Orders Due Thursday April 25th, 2013, in 1 Day, 20 Hours, 55 Minutes, 48 seconds from now.

EDIT: so yeah- lots of time left but usually i have lots of orders in by tuesday and i am worried- worried!!!!
 
Well, since it took a long time to get the update, I wonder if everyone even saw it. Have you PM'd those who didn't send? The first orders deadline you wrote had a typo so that may not have helped either.
 
Whoops, this week happened quickly. Diplo (and a story if I can manage) incoming. Did a map ever get posted?
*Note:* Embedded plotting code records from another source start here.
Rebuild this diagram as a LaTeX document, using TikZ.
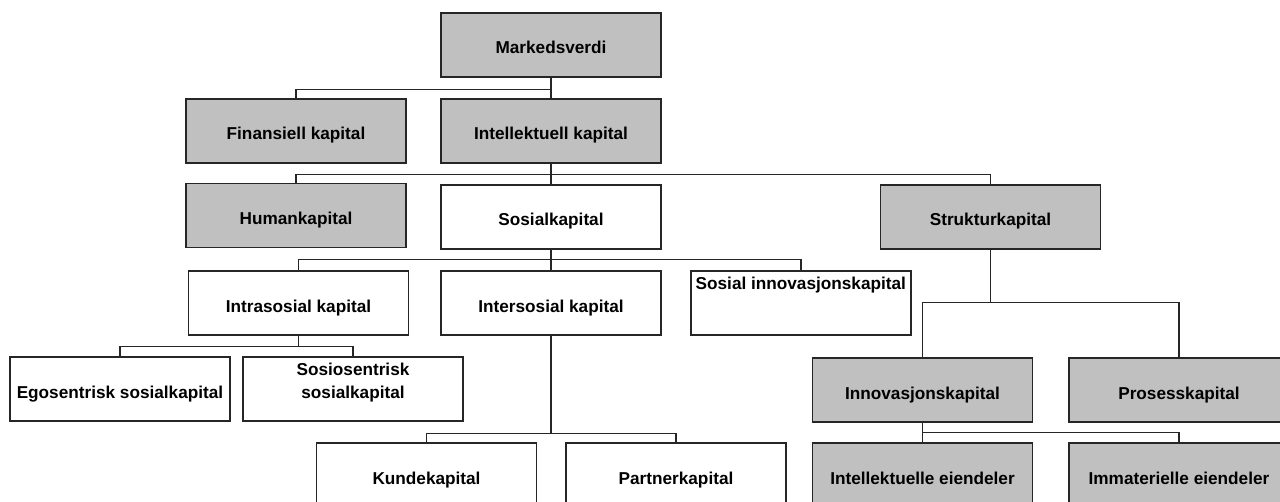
\documentclass[tikz,border=0pt]{standalone}
\usepackage{fontspec}
\setmainfont{Liberation Sans}
\definecolor{boxgray}{HTML}{C0C0C0}

\begin{document}
\begin{tikzpicture}[x=0.75pt,y=-0.75pt,
  kap/.style={draw=black!85,line width=1.2pt,fill=white,minimum width=165pt,minimum height=48pt,
    inner sep=0pt,text height=13.5pt,text depth=0pt,font=\fontsize{12.9pt}{17.25pt}\selectfont\bfseries},
  graakap/.style={kap,fill=boxgray},
  gren/.style={draw=black!85,line width=1pt}]
\useasboundingbox (0,0) rectangle (1280,502);
\clip (0,0) rectangle (1280,502);
% rad 1 og 2
\node[graakap] (mv) at (551,45) {Markedsverdi};
\node[graakap] (fin) at (296,131) {Finansiell kapital};
\node[graakap] (int) at (551,131) {Intellektuell kapital};
% rad 3
\node[graakap] (hum) at (296,215.5) {Humankapital};
\node[kap] (sos) at (551,217) {Sosialkapital};
\node[graakap] (str) at (990.5,217) {Strukturkapital};
% rad 4
\node[kap] (intra) at (298.5,303) {Intrasosial kapital};
\node[kap] (inter) at (551,303) {Intersosial kapital};
\node[kap,text height=0pt,text depth=21pt] (sinn) at (801,303) {\hbox to 158pt{Sosial innovasjonskapital\hfil}};
% rad 5
\node[kap] (ego) at (120,389) {Egosentrisk sosialkapital};
\node[kap] (sosio) at (353,389) {\vbox{\halign{\hfil#\hfil\cr Sosiosentrisk\cr sosialkapital\cr}}};
\node[graakap] (inno) at (922.5,390) {Innovasjonskapital};
\node[graakap] (pros) at (1179,390) {Prosesskapital};
% rad 6
\node[kap] (kunde) at (426.5,475) {Kundekapital};
\node[kap] (part) at (676,475) {Partnerkapital};
\node[graakap] (ie) at (922.5,475) {Intellektuelle eiendeler};
\node[graakap] (ime) at (1179,475) {Immaterielle eiendeler};
% greiner
\foreach \p/\c/\d in {mv/fin/12,mv/int/12,int/hum/11,int/sos/11,int/str/11,
  sos/intra/10,sos/inter/10,sos/sinn/10,intra/ego/11,intra/sosio/11,
  inter/kunde/98,inter/part/98,str/inno/53,str/pros/53,inno/ie/10,inno/ime/10}
\draw[gren] (\p.south) -- ++(0,\d) -| (\c.north);
\end{tikzpicture}
\end{document}
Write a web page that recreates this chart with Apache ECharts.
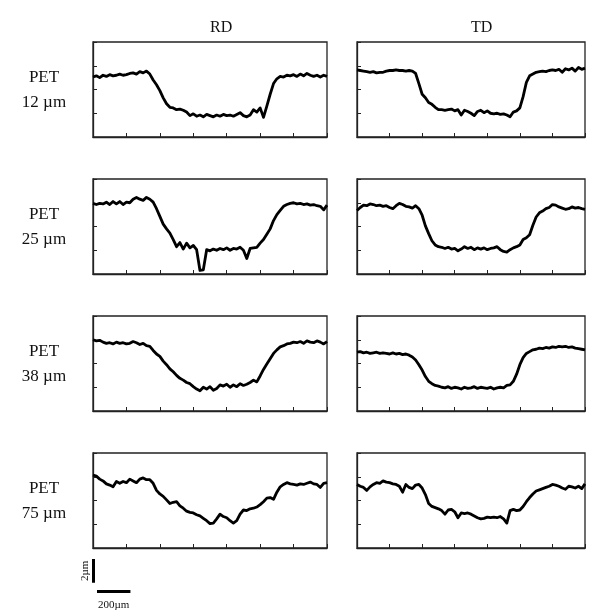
<!DOCTYPE html>
<html>
<head>
<meta charset="utf-8">
<script src="https://cdn.jsdelivr.net/npm/echarts@6/dist/echarts.min.js"></script>
<style>
  html, body { margin: 0; padding: 0; background: #fff; }
  #chart { width: 589px; height: 615px; }
</style>
</head>
<body>
<div id="chart"></div>
<script>
// Surface height profiles (µm) sampled every 20 µm across a 1400 µm scan
const positions = [];
for (let p = 0; p <= 1400; p += 20) positions.push(p);

const columnTitles = ['RD', 'TD'];
const rowFilms = ['PET', 'PET', 'PET', 'PET'];
const rowThickness = ['12 µm', '25 µm', '38 µm', '75 µm'];

const pet12RD = [5.05,5.15,5.0,5.2,5.1,5.25,5.15,5.2,5.3,5.2,5.25,5.35,5.4,5.3,5.5,5.4,5.55,5.3,4.8,4.4,3.9,3.3,2.8,2.5,2.45,2.3,2.35,2.25,2.1,1.8,1.95,1.75,1.85,1.7,1.9,1.8,1.7,1.85,1.75,1.9,1.8,1.85,1.75,1.9,2.05,1.8,1.7,1.85,2.3,2.1,2.45,1.65,2.6,3.6,4.5,4.9,5.1,5.05,5.2,5.15,5.25,5.1,5.3,5.15,5.35,5.2,5.1,5.2,5.05,5.2,5.1];
const pet12TD = [5.65,5.6,5.55,5.5,5.45,5.5,5.4,5.45,5.45,5.55,5.6,5.6,5.65,5.6,5.6,5.55,5.6,5.55,5.35,4.5,3.6,3.3,2.9,2.75,2.5,2.3,2.3,2.25,2.3,2.35,2.2,2.3,1.85,2.25,2.15,2.0,1.8,2.15,2.25,2.05,2.2,2.0,1.95,2.0,1.9,1.95,1.85,1.7,2.1,2.2,2.45,3.4,4.6,5.15,5.3,5.45,5.5,5.55,5.5,5.6,5.65,5.6,5.7,5.45,5.75,5.65,5.8,5.55,5.85,5.7,5.8];
const pet25RD = [5.95,5.85,5.95,5.9,6.05,5.85,6.1,5.9,6.1,5.85,6.05,6.0,6.3,6.45,6.3,6.2,6.45,6.3,6.05,5.5,4.85,4.2,3.8,3.45,2.9,2.3,2.65,2.1,2.6,2.2,2.4,2.05,0.3,0.35,2.05,1.95,2.1,2.0,2.15,2.05,2.2,2.0,2.15,2.1,2.25,2.0,1.3,2.15,2.2,2.25,2.6,2.9,3.35,3.8,4.5,5.0,5.35,5.7,5.85,5.95,6.0,5.9,5.95,5.85,5.9,5.8,5.85,5.75,5.7,5.4,5.8];
const pet25TD = [5.35,5.6,5.8,5.75,5.9,5.85,5.75,5.8,5.7,5.75,5.6,5.5,5.75,5.95,5.85,5.7,5.65,5.55,5.75,5.5,4.95,4.05,3.4,2.8,2.45,2.3,2.25,2.15,2.25,2.1,2.15,1.95,2.1,2.3,2.15,2.25,2.05,2.2,2.1,2.2,2.05,2.15,2.2,2.3,2.05,1.9,1.85,2.05,2.2,2.3,2.45,2.9,3.05,3.3,4.1,4.8,5.15,5.3,5.5,5.6,5.85,5.8,5.65,5.55,5.45,5.5,5.65,5.55,5.6,5.5,5.45];
const pet38RD = [6.0,5.9,5.95,5.8,5.7,5.75,5.65,5.8,5.7,5.75,5.65,5.7,5.85,5.75,5.6,5.7,5.5,5.45,5.1,4.8,4.6,4.2,3.9,3.55,3.3,3.0,2.75,2.6,2.4,2.3,2.05,1.85,1.7,2.0,1.85,2.05,1.75,1.9,2.2,2.1,2.25,2.0,2.2,2.05,2.3,2.15,2.25,2.4,2.6,2.45,2.95,3.5,3.95,4.4,4.85,5.15,5.4,5.5,5.65,5.7,5.8,5.75,5.85,5.7,5.9,5.8,5.75,5.9,5.8,5.65,5.85];
const pet38TD = [4.95,5.0,4.9,4.95,4.85,4.9,4.95,4.85,4.9,4.85,4.8,4.9,4.8,4.85,4.75,4.8,4.7,4.55,4.3,3.9,3.45,2.9,2.5,2.3,2.15,2.1,2.0,1.95,2.05,1.9,2.0,1.95,1.85,2.0,1.9,1.95,2.05,1.9,2.0,1.95,1.9,2.0,1.85,1.95,2.0,1.95,2.15,2.2,2.5,3.1,3.9,4.5,4.85,5.0,5.15,5.2,5.3,5.25,5.35,5.3,5.4,5.35,5.45,5.4,5.45,5.35,5.4,5.3,5.25,5.2,5.15];
const pet75RD = [6.15,6.05,5.8,5.65,5.4,5.3,5.15,5.6,5.45,5.6,5.5,5.8,5.65,5.5,5.8,5.9,5.75,5.75,5.45,4.85,4.55,4.35,4.05,3.75,3.85,3.9,3.55,3.35,3.1,3.0,2.95,2.8,2.7,2.5,2.3,2.05,2.1,2.45,2.85,2.65,2.55,2.3,2.1,2.3,2.85,3.2,3.15,3.3,3.35,3.45,3.65,3.9,4.2,4.25,4.1,4.7,5.15,5.35,5.5,5.4,5.35,5.3,5.4,5.35,5.45,5.55,5.4,5.35,5.1,5.45,5.5];
const pet75TD = [5.35,5.2,5.1,4.85,5.15,5.35,5.5,5.45,5.65,5.55,5.5,5.4,5.35,5.2,4.7,5.35,5.1,5.0,5.3,5.35,5.05,4.5,3.75,3.5,3.4,3.3,3.15,2.85,3.2,3.25,3.05,2.55,2.95,2.9,2.95,2.85,2.7,2.55,2.45,2.5,2.6,2.55,2.6,2.55,2.65,2.45,2.1,3.15,3.25,3.15,3.2,3.5,3.9,4.25,4.55,4.8,4.9,5.0,5.1,5.2,5.35,5.3,5.2,5.05,4.95,5.2,5.15,5.05,5.2,5.0,5.4];

const profiles = [pet12RD, pet12TD, pet25RD, pet25TD, pet38RD, pet38TD, pet75RD, pet75TD];

// Axis ranges and tick spacing
const xMax = 1400, xStep = 200;
const yMax = 8, yStep = 2;
const scaleBarX = 200; // µm
const scaleBarY = 2;   // µm

// Panel layout
const colLeft = [93, 357];
const colWidth = [234, 228];
const rowTop = [42, 179, 316, 453];
const rowHeight = 95;

const serif = '"Liberation Serif", "DejaVu Serif", serif';
const ink = '#111';

const grids = [], xAxes = [], yAxes = [], series = [];
for (let r = 0; r < 4; r++) {
  for (let c = 0; c < 2; c++) {
    const i = r * 2 + c;
    grids.push({
      left: colLeft[c], top: rowTop[r], width: colWidth[c], height: rowHeight,
      show: true, borderColor: '#222', borderWidth: 1.3, backgroundColor: 'transparent'
    });
    xAxes.push({
      gridIndex: i, type: 'value', min: 0, max: xMax, interval: xStep,
      axisLine: { show: true, lineStyle: { color: '#222', width: 1.3 } },
      axisTick: { show: true, inside: true, length: 4, lineStyle: { color: '#222', width: 1 } },
      axisLabel: { show: false }, splitLine: { show: false }
    });
    yAxes.push({
      gridIndex: i, type: 'value', min: 0, max: yMax, interval: yStep,
      axisLine: { show: true, lineStyle: { color: '#222', width: 1.3 } },
      axisTick: { show: true, inside: true, length: 4, lineStyle: { color: '#222', width: 1 } },
      axisLabel: { show: false }, splitLine: { show: false }
    });
    series.push({
      type: 'line', xAxisIndex: i, yAxisIndex: i,
      data: positions.map((p, k) => [p, profiles[i][k]]),
      showSymbol: false, symbol: 'none', smooth: false,
      lineStyle: { color: '#000', width: 2.8, join: 'round' },
      animation: false
    });
  }
}

const textGraphics = [];
columnTitles.forEach((t, c) => {
  textGraphics.push({
    type: 'text', left: colLeft[c] + colWidth[c] / 2, top: 20,
    style: { text: t, font: '16px ' + serif, fill: ink, textAlign: 'center', textVerticalAlign: 'middle' }
  });
});
for (let r = 0; r < 4; r++) {
  textGraphics.push({
    type: 'text', x: 44, y: rowTop[r] + 36,
    style: { text: rowFilms[r], font: '17px ' + serif, fill: ink, textAlign: 'center', textVerticalAlign: 'middle' }
  });
  textGraphics.push({
    type: 'text', x: 44, y: rowTop[r] + 61,
    style: { text: rowThickness[r], font: '17px ' + serif, fill: ink, textAlign: 'center', textVerticalAlign: 'middle' }
  });
}

const chart = echarts.init(document.getElementById('chart'), null, { renderer: 'canvas' });
chart.setOption({
  animation: false,
  backgroundColor: '#fff',
  grid: grids, xAxis: xAxes, yAxis: yAxes, series: series,
  graphic: textGraphics
});

// Scale bars sized through the bottom-left panel's axes
const origin = chart.convertToPixel({ gridIndex: 6 }, [0, 0]);
const ex = chart.convertToPixel({ gridIndex: 6 }, [scaleBarX, 0]);
const ey = chart.convertToPixel({ gridIndex: 6 }, [0, scaleBarY]);
const barW = ex[0] - origin[0];
const barH = origin[1] - ey[1];
const vx = 92, vTop = 559;
const hx = 97, hy = 590;

chart.setOption({
  graphic: textGraphics.concat([
    { type: 'rect', shape: { x: vx, y: vTop, width: 3, height: barH }, style: { fill: '#000' } },
    { type: 'rect', shape: { x: hx, y: hy, width: barW, height: 3 }, style: { fill: '#000' } },
    { type: 'text', x: 85, y: vTop + barH / 2, rotation: Math.PI / 2,
      style: { text: '2µm', font: '11px ' + serif, fill: ink, textAlign: 'center', textVerticalAlign: 'middle' } },
    { type: 'text', x: hx + barW / 2, y: 605,
      style: { text: '200µm', font: '11px ' + serif, fill: ink, textAlign: 'center', textVerticalAlign: 'middle' } }
  ])
});
</script>
</body>
</html>
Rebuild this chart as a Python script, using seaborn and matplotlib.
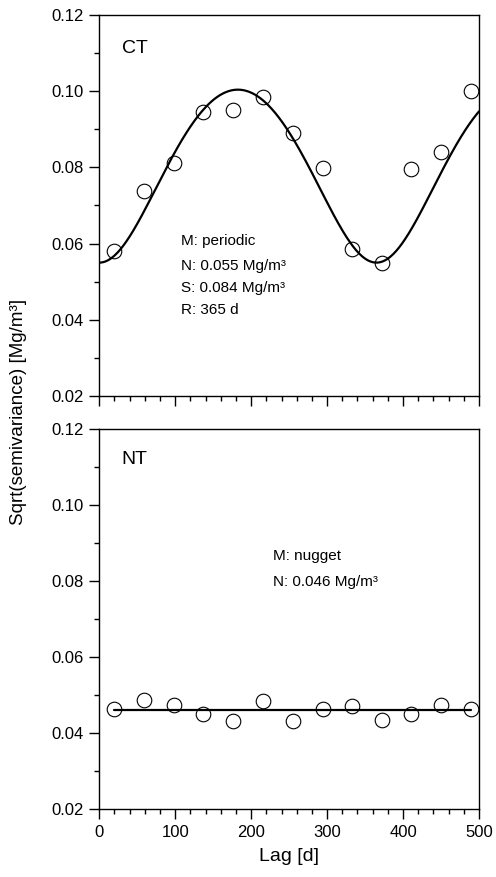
import numpy as np
import pandas as pd
import matplotlib
matplotlib.use("Agg")
import matplotlib.pyplot as plt
import seaborn as sns
from matplotlib.ticker import MultipleLocator

# ---- data ----
lag = [19, 59, 98, 137, 176, 215, 255, 294, 333, 372, 411, 450, 490]
ct_values = [0.0581, 0.0739, 0.0812, 0.0945, 0.0951, 0.0985, 0.0889,
             0.0799, 0.0586, 0.0550, 0.0795, 0.0840, 0.1001]
nt_values = [0.0464, 0.0486, 0.0475, 0.0451, 0.0431, 0.0484, 0.0432,
             0.0462, 0.0470, 0.0435, 0.0451, 0.0475, 0.0462]

# model parameters printed on the chart
ct_nugget = 0.055
ct_sill = 0.084
ct_range = 365
nt_nugget = 0.046

yticks = [0.02, 0.04, 0.06, 0.08, 0.10, 0.12]
xticks = [0, 100, 200, 300, 400, 500]

sns.set_theme(style="ticks")
plt.rcParams['font.family'] = ['Liberation Sans', 'DejaVu Sans']
plt.rcParams['text.color'] = 'black'
plt.rcParams['axes.labelcolor'] = 'black'
plt.rcParams['xtick.color'] = 'black'
plt.rcParams['ytick.color'] = 'black'

fig = plt.figure(figsize=(4.96, 8.77), dpi=100)
left, right = 0.2002, 0.9657
ax1 = fig.add_axes([left, 0.5485, right - left, 0.9829 - 0.5485])
ax2 = fig.add_axes([left, 0.0775, right - left, 0.5108 - 0.0775])

# periodic model curve from printed parameters
h = np.linspace(0, 500, 400)
model_ct = pd.DataFrame({
    "lag": h,
    "val": np.sqrt(ct_nugget**2 + ct_sill**2 * (1 - np.cos(2 * np.pi * h / ct_range)) / 2),
})
df_ct = pd.DataFrame({"lag": lag, "val": ct_values})
df_nt = pd.DataFrame({"lag": lag, "val": nt_values})
model_nt = pd.DataFrame({"lag": [lag[0], lag[-1]], "val": [nt_nugget, nt_nugget]})

for ax, pts, mdl in ((ax1, df_ct, model_ct), (ax2, df_nt, model_nt)):
    sns.lineplot(data=mdl, x="lag", y="val", ax=ax, color="black", linewidth=1.6,
                 estimator=None, sort=False)
    ax.plot(pts["lag"], pts["val"], linestyle="none", marker="o", markersize=10.5,
            markerfacecolor="none", markeredgecolor="black", markeredgewidth=0.8)
    ax.set_xlim(0, 500)
    ax.set_ylim(0.02, 0.12)
    ax.set_yticks(yticks)
    ax.set_yticklabels([f"{v:.2f}" for v in yticks])
    ax.set_xticks(xticks)
    ax.xaxis.set_minor_locator(MultipleLocator(20))
    ax.yaxis.set_minor_locator(MultipleLocator(0.01))
    ax.tick_params(axis="both", which="major", direction="out", length=7.2,
                   width=1.0, labelsize=12, colors="black", pad=4)
    ax.tick_params(axis="both", which="minor", direction="out", length=3.6, width=1.0,
                   colors="black")
    ax.tick_params(top=False, right=False, which="both")
    for sp in ax.spines.values():
        sp.set_visible(True)
        sp.set_linewidth(1.0)
        sp.set_color("black")
    ax.set_xlabel("")
    ax.set_ylabel("")

ax1.tick_params(axis="x", which="both", labelbottom=False)

ax1.text(0.059, 0.913, "CT", transform=ax1.transAxes, fontsize=14, va="center", ha="left",
         color="black")
ax2.text(0.059, 0.921, "NT", transform=ax2.transAxes, fontsize=14, va="center", ha="left",
         color="black")

ct_lines = [("M: periodic", 0.407), ("N: 0.055 Mg/m³", 0.341),
            ("S: 0.084 Mg/m³", 0.284), ("R: 365 d", 0.226)]
for txt, yy in ct_lines:
    ax1.text(0.214, yy, txt, transform=ax1.transAxes, fontsize=11, va="center", ha="left",
             color="black")

nt_lines = [("M: nugget", 0.666), ("N: 0.046 Mg/m³", 0.597)]
for txt, yy in nt_lines:
    ax2.text(0.457, yy, txt, transform=ax2.transAxes, fontsize=11, va="center", ha="left",
             color="black")

ax2.set_xlabel("Lag [d]", fontsize=14, labelpad=6, color="black")
fig.text(0.037, 0.530, "Sqrt(semivariance) [Mg/m³]", rotation=90, fontsize=13.5,
         va="center", ha="center", color="black")

fig.savefig("out.png", dpi=100)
Also, Immac, it might be nice if you linked both update posts on the front page, it makes it easier to reference.
 
Great update!

To: Ixii
From: Mukakai:


We offer peace for a time. A mutual pact of nonaggression, if you will.

To: Meatbags
From: Ixii


Oh, has your honor been sated by killing our babies? Do your bards sing noble songs of using blood magic to kill women and children? Are your warriors telling tall tales of that one time they crushed a nursery?

If you had historians, you could ask them about who is the aggressor here, but you are barbarians with no sense of time. We have never attacked you, we have only defended our lands. If you choose not to attack us, good - perhaps you are civilized after all. Someday you may even earn your title of Mukakai. But if you think we will be gracious for your halfhearted promise to not attack us "for a while", you are gravely mistaken.

To: Ghul
From: Ixii

Greetings, Ghul sea-dwellers. We are Ixii, of the land and hills. We bear you no ill-will, and would have peace if you are willing. There could be much to learn and trade between our peoples.